Seul le prolétariat est une classe par nature internationale qui au travers de sa lutte unitaire dans tous les pays pourra déployer sa force extraordinaire, en renversant le régime pourri du Capital et en imposant sa dictature de classe. Laissons aux « souverainistes », de droite, de gauche, du centre, les délices artificiels de la patrie économique, les traditions culturelles postiches et le fétichisme de l’argent ! Aux prolétaires du monde entier de se mettre en route pour la société communiste !
1 Le Mouvement pour l’indépendance de l’Europe (MIE), fondé en 1968 par Georges Gorse, Robert Boulin, Pierre Messmer, Jacques Vendroux et Jean Foyer, serait en effet la plus ancienne association qui mériterait l’appellation de souverainiste en s’opposant à la fédéralisation de l’Union européenne.

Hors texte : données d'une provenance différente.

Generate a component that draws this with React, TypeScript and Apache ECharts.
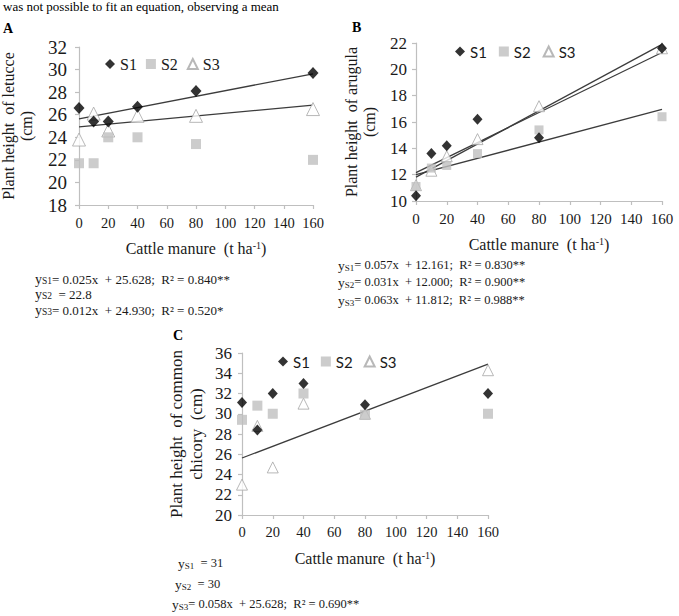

2 Le gouvernement de Paolo Gentiloni dura de décembre 2016 à juin 2018. Il fut constitué après la démission de l’exécutif dirigé par le démocrate Mattéo Renzi après la victoire massive du non au référendum de décembre 2016 portant sur des modifications de la constitution italienne.
3 Il fut premier ministre et ministre de l’intérieur d’Italie en 1919-1920 et hostile aux groupes fascistes.
4 Le gouvernement de Matteo Renzi fait voter une réforme du marché du travail pour plus de « flexibilité », facilitant les licenciements.
5 Marx, 1850, « Les luttes de classe en France (1848-1850) » dans le chapitre I « République française ! Liberté ! Egalité ! Fraternité ».
6 Marx, 1871, « La guerre civile en France (La Commune de Paris de 1871) », chapitre IV.